■ **EXERCISE DESCRIPTION**
Copy each line that contains the string "this".

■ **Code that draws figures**
◆ ◆ ◆ ◆ ◆

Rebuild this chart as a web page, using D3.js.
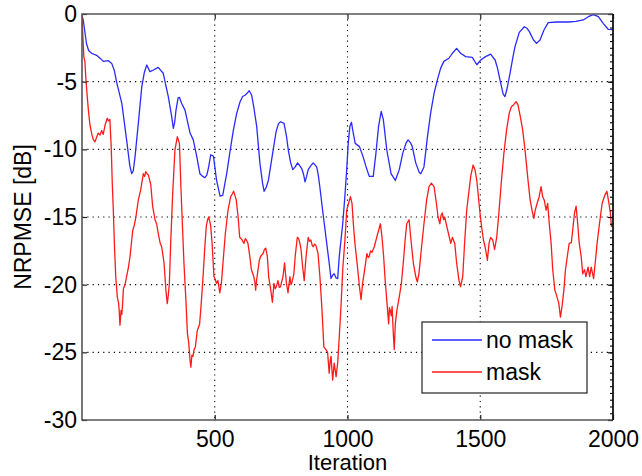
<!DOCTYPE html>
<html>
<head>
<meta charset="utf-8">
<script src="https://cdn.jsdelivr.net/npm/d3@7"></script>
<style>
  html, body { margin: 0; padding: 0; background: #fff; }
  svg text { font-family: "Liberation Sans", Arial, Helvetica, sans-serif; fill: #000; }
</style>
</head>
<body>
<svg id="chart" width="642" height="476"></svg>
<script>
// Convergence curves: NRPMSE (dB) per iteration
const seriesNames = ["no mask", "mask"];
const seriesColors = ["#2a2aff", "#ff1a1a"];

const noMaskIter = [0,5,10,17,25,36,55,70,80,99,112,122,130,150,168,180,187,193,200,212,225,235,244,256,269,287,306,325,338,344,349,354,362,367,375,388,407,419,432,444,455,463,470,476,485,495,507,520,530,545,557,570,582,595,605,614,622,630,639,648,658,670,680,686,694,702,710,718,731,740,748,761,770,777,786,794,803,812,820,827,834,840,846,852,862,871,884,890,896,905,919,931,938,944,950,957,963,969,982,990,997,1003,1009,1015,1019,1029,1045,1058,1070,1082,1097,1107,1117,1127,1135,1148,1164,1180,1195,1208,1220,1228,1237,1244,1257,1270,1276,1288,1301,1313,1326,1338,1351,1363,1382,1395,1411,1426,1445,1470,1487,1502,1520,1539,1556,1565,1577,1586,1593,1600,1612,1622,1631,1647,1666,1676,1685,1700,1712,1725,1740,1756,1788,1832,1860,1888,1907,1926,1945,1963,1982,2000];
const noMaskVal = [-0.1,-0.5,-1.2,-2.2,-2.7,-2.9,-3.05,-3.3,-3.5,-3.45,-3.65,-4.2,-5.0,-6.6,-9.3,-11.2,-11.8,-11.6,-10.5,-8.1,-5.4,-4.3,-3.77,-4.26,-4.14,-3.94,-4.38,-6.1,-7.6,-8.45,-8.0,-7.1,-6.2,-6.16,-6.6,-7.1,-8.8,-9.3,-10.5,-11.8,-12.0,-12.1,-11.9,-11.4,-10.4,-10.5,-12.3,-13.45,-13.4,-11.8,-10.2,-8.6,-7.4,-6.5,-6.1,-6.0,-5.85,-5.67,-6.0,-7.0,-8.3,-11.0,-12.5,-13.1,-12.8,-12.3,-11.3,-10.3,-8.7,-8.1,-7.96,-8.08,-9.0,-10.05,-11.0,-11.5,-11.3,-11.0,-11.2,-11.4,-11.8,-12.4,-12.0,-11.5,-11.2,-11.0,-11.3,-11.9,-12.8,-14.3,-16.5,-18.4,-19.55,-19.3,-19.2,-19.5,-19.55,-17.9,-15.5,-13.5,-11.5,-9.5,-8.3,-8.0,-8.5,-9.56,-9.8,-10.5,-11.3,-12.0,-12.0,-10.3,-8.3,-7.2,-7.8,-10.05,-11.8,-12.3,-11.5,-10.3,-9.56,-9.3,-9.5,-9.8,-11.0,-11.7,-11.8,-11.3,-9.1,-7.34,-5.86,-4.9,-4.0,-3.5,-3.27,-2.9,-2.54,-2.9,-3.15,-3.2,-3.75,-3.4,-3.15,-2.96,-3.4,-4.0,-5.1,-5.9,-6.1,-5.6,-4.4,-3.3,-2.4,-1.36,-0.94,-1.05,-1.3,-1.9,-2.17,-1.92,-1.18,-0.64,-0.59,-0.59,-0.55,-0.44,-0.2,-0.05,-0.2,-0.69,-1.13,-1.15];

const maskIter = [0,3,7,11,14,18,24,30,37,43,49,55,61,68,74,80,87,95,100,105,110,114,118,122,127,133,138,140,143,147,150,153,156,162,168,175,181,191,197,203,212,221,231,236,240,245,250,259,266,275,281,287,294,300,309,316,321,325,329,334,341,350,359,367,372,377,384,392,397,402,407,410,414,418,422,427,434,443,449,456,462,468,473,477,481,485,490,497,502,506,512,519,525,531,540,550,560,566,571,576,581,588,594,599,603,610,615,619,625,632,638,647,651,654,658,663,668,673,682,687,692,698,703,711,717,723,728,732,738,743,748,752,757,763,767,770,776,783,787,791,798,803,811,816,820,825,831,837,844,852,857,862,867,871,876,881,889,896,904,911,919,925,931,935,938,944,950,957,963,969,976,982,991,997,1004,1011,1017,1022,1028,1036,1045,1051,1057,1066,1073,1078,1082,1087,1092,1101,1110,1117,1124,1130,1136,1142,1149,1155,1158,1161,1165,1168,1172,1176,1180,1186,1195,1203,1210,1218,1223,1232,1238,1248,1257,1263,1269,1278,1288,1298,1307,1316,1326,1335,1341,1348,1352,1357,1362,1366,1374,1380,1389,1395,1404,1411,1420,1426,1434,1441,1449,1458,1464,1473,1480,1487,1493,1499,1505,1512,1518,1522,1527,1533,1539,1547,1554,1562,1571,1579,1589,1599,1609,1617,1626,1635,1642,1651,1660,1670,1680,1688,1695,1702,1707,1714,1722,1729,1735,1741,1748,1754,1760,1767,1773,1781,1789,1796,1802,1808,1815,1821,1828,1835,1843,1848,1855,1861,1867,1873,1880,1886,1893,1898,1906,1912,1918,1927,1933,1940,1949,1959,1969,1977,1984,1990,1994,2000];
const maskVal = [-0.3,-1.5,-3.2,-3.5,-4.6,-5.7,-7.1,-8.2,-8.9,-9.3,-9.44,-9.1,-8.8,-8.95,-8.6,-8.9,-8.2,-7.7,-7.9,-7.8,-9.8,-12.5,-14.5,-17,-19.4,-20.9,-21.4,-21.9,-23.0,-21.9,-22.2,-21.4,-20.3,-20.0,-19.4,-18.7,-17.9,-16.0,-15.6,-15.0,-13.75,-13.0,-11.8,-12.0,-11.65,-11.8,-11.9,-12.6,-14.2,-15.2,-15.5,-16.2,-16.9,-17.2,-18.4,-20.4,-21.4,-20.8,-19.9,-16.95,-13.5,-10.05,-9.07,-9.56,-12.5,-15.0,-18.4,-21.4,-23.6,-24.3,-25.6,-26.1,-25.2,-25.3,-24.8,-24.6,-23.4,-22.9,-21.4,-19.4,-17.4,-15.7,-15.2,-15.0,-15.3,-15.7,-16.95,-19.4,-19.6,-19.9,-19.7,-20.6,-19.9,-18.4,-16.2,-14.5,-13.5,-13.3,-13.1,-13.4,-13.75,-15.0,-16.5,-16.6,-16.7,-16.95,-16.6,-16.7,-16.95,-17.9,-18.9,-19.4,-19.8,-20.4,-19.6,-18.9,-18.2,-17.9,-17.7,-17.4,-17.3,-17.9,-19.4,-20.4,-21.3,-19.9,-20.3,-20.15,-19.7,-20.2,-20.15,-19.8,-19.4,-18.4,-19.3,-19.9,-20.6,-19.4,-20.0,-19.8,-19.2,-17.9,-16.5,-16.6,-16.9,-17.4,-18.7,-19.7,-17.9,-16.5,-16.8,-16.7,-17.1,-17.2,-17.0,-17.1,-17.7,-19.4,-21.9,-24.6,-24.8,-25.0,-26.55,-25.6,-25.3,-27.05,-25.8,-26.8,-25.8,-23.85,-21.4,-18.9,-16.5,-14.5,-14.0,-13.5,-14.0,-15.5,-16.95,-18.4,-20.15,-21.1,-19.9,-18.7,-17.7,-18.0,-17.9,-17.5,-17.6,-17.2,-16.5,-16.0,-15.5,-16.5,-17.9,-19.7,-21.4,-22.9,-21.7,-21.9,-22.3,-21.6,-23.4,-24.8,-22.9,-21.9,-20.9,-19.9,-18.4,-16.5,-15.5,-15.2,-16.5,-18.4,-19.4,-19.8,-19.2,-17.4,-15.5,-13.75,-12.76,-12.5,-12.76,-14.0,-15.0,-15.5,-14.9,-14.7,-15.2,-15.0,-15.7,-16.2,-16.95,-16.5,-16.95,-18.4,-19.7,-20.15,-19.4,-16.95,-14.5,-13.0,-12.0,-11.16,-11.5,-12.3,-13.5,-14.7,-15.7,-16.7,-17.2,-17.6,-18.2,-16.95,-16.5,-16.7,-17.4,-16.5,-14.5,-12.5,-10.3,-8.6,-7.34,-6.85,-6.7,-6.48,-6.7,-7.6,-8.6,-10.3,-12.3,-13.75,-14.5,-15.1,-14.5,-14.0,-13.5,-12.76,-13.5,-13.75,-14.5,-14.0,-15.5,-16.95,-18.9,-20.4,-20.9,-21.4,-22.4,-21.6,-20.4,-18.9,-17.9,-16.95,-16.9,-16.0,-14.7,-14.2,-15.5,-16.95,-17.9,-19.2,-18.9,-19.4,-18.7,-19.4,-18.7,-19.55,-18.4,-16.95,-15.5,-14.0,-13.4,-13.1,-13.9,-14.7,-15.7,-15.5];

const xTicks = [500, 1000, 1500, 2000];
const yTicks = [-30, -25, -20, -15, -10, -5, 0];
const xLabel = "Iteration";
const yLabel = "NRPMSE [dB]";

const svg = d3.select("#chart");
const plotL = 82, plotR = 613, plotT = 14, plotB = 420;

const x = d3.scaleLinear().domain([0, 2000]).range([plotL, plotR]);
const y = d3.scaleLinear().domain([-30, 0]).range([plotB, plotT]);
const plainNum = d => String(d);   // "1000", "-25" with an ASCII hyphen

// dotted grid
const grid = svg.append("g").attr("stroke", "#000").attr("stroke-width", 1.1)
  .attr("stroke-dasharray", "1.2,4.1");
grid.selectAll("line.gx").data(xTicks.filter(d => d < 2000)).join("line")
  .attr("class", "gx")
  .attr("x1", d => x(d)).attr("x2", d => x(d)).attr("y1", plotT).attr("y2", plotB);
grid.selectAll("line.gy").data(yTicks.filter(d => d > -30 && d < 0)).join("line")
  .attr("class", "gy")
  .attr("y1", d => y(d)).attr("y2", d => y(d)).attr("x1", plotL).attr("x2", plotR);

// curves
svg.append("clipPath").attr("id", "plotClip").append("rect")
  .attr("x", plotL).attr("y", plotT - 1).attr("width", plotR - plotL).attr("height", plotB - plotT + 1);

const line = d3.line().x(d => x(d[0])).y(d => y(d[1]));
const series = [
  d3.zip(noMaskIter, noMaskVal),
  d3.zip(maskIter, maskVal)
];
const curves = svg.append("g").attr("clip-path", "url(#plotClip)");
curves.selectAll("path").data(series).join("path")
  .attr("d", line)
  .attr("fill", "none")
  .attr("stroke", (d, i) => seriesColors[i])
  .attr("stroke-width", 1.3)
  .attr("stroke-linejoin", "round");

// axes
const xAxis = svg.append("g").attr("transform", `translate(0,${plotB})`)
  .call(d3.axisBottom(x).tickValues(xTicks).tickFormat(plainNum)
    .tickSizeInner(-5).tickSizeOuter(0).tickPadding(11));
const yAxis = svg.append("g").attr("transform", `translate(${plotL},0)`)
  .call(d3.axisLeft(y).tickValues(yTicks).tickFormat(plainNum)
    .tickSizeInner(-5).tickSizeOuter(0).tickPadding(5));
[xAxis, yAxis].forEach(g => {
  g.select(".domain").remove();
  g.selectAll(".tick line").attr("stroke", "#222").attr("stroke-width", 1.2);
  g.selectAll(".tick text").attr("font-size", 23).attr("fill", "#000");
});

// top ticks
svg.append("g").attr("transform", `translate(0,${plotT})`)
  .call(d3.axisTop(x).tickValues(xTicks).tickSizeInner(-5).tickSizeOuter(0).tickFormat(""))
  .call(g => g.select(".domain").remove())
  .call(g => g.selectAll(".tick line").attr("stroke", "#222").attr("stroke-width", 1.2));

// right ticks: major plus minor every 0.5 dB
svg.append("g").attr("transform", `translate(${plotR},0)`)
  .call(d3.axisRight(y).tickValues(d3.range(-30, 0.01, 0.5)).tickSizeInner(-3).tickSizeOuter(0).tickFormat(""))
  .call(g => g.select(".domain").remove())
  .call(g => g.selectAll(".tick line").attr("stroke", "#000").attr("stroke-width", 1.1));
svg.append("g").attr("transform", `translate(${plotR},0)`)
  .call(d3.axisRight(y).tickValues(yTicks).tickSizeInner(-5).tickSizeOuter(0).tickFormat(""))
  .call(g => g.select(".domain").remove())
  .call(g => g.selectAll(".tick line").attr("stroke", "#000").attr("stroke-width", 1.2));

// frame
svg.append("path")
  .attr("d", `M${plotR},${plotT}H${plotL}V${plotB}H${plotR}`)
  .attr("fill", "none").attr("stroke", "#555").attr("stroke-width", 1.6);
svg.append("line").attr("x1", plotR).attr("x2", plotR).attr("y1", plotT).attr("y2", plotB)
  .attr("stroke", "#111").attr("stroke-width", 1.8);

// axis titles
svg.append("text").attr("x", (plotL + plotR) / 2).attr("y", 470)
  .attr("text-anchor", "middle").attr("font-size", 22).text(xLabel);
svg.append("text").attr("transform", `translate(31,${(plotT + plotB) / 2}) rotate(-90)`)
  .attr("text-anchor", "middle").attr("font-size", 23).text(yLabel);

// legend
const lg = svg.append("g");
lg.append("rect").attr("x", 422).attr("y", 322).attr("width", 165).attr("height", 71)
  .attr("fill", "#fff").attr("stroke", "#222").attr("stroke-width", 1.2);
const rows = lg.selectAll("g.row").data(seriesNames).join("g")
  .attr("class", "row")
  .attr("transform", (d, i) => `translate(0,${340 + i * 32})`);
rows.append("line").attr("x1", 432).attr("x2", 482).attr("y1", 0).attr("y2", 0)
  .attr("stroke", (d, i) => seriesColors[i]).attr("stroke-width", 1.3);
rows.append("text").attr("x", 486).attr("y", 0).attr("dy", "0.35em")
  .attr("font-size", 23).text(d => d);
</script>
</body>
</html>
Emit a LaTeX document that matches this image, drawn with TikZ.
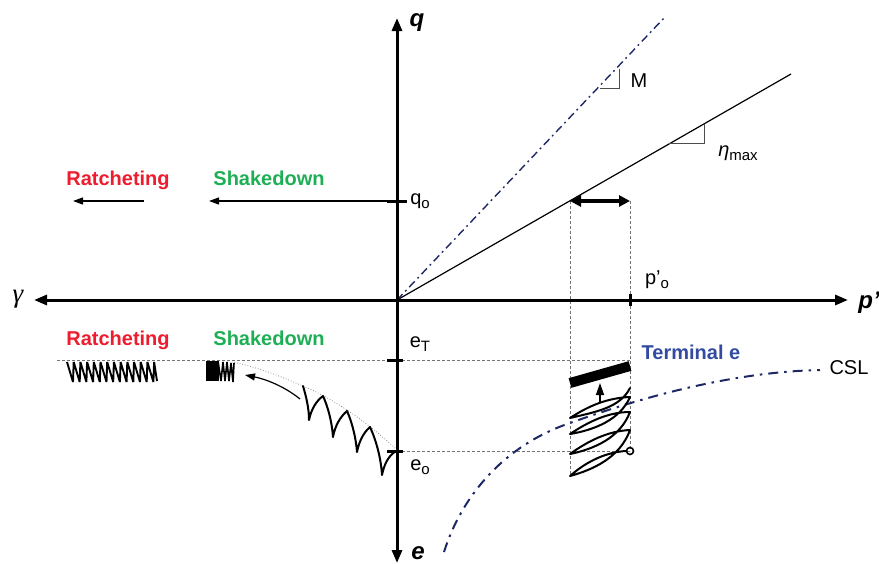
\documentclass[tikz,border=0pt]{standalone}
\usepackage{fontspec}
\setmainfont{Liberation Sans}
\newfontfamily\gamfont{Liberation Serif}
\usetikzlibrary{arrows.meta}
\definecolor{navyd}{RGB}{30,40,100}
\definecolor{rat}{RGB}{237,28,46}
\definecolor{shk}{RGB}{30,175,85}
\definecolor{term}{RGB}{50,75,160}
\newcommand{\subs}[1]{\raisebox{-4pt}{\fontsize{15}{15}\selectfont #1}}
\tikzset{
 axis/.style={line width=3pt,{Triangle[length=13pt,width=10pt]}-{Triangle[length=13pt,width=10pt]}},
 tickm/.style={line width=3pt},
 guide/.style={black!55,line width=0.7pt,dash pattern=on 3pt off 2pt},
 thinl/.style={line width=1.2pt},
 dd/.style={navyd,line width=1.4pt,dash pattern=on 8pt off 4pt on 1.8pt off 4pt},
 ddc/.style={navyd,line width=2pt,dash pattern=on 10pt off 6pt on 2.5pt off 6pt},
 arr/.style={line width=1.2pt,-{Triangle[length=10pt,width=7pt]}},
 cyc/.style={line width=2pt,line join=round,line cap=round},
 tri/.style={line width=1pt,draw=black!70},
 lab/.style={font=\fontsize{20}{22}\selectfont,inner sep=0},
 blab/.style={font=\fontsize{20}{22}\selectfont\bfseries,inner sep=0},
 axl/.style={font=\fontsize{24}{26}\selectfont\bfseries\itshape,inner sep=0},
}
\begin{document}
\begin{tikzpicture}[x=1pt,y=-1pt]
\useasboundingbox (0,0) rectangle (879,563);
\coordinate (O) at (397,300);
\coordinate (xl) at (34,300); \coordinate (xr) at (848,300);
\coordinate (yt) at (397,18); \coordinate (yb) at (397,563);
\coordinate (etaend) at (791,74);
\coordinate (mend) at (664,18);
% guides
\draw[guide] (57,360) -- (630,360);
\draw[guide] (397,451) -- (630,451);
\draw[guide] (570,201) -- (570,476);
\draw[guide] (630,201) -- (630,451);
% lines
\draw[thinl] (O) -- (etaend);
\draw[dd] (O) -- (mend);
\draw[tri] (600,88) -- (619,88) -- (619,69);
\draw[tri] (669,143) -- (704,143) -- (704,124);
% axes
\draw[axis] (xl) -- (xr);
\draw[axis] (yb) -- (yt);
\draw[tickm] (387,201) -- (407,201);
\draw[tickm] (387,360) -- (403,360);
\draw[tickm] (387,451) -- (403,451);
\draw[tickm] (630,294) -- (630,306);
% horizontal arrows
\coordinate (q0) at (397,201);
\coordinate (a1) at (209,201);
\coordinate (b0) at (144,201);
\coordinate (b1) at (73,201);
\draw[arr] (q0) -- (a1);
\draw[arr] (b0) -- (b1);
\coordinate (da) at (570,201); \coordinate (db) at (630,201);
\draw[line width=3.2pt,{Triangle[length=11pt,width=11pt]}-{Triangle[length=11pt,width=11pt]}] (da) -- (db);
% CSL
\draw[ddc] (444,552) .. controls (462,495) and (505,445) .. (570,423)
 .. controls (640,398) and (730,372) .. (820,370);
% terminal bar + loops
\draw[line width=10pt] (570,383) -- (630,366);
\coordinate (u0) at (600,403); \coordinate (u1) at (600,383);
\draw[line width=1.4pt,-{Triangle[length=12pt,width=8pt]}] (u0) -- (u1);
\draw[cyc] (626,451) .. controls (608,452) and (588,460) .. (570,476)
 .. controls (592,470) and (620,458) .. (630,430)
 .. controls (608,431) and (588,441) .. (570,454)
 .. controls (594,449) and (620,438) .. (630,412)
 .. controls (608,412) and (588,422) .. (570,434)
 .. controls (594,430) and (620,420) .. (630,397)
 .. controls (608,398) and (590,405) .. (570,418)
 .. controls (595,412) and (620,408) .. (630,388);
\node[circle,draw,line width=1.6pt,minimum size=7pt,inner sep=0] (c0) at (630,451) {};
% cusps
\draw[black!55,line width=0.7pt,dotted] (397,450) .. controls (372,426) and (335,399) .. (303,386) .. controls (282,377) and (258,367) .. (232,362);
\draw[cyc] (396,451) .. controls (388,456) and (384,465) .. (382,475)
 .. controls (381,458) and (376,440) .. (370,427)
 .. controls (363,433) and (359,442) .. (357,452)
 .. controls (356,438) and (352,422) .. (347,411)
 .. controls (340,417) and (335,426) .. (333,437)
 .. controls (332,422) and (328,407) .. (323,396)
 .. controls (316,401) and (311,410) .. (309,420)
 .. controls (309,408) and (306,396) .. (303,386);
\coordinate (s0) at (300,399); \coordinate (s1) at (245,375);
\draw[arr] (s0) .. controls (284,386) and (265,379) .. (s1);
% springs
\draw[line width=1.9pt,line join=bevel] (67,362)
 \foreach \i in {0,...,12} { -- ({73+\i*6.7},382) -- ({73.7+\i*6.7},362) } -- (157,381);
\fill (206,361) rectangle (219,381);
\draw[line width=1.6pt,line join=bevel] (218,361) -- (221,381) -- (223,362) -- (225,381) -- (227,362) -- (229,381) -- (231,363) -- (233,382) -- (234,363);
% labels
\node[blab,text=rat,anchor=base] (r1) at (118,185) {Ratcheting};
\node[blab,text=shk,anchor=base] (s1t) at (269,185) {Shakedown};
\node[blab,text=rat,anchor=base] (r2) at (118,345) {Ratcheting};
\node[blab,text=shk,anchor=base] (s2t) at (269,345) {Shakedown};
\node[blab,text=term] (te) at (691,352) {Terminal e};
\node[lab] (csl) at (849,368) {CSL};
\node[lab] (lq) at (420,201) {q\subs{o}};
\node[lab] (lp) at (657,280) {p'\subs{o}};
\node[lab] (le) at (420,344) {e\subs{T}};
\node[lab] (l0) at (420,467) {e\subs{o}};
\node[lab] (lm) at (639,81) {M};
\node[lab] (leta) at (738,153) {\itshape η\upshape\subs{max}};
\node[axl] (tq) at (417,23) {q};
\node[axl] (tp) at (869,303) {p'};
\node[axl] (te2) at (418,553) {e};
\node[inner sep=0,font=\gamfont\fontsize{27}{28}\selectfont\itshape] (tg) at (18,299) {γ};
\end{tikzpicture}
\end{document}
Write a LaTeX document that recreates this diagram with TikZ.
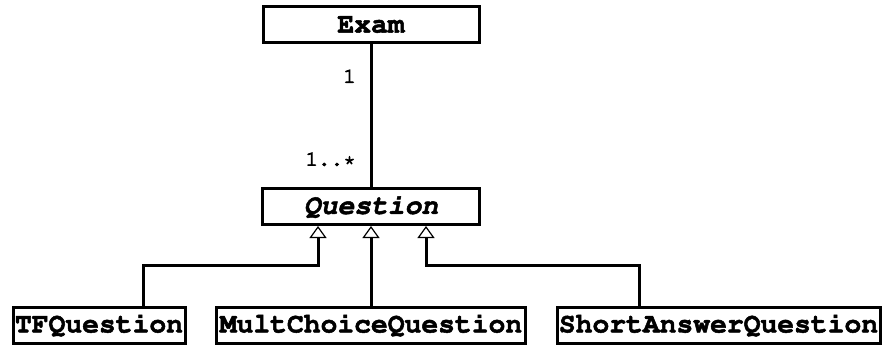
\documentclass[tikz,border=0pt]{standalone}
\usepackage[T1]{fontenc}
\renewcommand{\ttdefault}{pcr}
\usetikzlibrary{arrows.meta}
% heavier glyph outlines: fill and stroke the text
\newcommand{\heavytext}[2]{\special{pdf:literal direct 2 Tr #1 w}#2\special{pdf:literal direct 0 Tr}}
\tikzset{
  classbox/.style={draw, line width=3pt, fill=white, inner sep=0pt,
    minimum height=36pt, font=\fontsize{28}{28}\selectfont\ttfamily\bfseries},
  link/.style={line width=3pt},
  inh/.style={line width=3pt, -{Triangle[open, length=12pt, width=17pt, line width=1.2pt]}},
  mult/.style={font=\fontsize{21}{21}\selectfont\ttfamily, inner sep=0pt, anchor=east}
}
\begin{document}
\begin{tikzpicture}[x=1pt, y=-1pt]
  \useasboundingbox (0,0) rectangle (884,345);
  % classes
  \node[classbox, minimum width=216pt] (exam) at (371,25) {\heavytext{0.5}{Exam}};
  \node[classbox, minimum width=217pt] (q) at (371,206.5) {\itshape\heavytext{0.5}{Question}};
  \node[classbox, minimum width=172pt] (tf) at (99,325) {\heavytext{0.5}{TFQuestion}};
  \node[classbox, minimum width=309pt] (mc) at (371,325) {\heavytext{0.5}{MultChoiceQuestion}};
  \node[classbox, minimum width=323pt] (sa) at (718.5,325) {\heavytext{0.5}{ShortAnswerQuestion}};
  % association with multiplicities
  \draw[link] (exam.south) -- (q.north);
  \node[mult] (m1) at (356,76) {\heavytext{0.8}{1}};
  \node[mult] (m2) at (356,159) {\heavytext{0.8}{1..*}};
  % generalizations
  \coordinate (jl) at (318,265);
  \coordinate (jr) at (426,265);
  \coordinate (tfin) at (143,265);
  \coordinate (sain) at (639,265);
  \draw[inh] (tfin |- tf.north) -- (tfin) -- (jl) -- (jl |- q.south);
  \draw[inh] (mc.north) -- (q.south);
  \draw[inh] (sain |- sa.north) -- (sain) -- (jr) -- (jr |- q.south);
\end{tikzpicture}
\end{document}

◆ ◆ ◆ ◆ ◆

■ **ANSWER IN FULL**
Rebuild this chart as a web page, using D3.js.
Emit a LaTeX document that matches this image, drawn with TikZ.
Write a LaTeX document that recreates this diagram with TikZ.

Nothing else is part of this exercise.